Problem statement: Gather all lines in the entries that include the word "produces".
** START OF Stored records **
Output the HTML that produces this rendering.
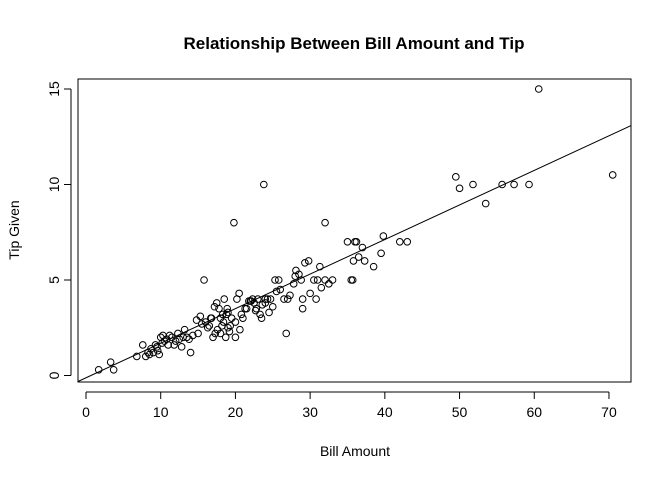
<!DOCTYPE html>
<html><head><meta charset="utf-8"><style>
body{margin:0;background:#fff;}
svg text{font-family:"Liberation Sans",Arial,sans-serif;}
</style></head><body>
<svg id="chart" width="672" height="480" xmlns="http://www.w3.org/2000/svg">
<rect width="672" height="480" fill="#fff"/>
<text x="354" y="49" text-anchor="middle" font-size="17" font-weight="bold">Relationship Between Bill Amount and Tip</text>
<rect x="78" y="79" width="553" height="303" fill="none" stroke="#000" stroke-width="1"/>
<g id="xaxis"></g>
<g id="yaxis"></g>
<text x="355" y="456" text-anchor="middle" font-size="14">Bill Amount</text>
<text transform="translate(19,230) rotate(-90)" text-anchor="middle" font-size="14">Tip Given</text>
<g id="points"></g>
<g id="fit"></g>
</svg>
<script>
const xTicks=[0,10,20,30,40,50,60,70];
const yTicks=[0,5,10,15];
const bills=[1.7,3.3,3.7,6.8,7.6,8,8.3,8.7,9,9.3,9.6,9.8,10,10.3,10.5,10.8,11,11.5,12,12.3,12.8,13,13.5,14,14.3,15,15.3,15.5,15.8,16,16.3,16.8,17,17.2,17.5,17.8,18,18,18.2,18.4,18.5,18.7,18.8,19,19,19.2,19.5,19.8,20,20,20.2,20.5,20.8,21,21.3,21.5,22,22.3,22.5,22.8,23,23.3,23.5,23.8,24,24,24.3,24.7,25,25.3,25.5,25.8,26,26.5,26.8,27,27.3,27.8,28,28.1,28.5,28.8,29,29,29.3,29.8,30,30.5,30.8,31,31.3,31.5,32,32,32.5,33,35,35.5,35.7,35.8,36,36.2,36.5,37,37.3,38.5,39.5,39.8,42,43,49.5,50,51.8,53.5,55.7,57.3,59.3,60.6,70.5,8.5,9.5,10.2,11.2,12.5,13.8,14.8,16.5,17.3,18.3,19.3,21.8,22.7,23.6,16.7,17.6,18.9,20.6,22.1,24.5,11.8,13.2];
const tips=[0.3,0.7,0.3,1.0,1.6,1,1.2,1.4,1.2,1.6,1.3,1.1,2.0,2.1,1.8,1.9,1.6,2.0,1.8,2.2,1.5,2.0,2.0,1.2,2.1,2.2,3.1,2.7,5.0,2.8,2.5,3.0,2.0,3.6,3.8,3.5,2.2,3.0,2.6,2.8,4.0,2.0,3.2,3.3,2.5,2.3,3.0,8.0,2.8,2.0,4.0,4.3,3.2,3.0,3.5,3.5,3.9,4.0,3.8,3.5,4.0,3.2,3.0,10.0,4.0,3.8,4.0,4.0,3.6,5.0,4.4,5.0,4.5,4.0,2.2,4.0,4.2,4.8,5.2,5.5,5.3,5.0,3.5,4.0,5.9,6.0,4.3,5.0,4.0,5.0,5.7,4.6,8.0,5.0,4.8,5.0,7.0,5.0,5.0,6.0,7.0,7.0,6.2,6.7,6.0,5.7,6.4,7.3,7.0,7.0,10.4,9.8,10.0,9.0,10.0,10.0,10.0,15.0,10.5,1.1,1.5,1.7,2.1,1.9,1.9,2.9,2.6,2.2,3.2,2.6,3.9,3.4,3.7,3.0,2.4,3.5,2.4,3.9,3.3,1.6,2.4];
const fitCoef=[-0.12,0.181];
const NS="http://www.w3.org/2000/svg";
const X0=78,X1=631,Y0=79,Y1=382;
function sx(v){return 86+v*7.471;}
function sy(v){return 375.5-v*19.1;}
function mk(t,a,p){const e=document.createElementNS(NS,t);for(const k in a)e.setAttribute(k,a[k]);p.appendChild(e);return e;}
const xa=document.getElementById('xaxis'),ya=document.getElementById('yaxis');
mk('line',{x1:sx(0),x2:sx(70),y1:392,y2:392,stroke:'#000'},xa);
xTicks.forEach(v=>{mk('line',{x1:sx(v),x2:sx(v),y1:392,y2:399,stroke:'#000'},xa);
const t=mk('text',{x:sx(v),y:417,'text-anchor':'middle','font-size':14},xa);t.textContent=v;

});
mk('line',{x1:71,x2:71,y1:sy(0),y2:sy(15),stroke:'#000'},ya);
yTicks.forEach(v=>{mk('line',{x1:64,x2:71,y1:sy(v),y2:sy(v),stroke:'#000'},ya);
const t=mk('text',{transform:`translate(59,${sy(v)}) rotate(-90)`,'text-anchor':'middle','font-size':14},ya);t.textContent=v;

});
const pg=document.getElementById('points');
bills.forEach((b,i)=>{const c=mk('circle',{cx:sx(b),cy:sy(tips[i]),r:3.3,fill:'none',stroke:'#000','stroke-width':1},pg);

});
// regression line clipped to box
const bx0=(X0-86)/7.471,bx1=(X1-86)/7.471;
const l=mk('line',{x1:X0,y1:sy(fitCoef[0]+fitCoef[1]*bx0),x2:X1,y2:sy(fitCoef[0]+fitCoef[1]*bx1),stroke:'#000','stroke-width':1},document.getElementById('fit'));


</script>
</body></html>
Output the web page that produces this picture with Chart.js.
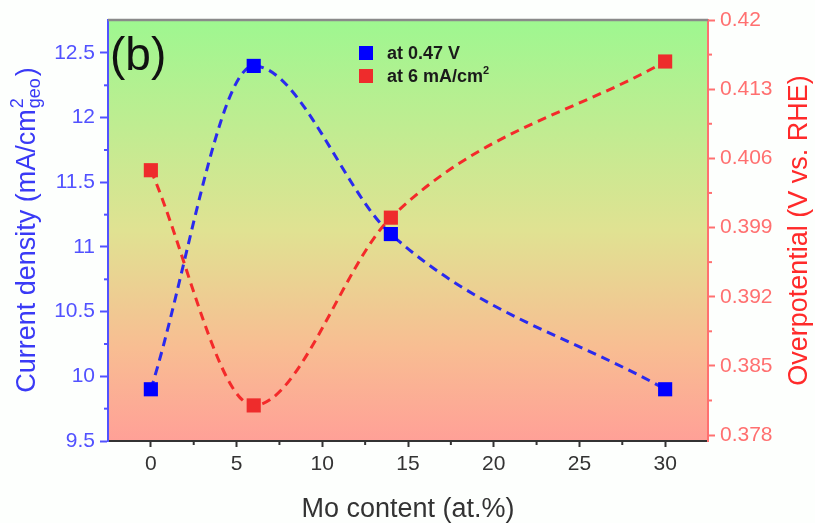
** END OF Stored records **
Solution for this problem:
Output the HTML that produces this rendering.
Output the web page that produces this picture with Chart.js.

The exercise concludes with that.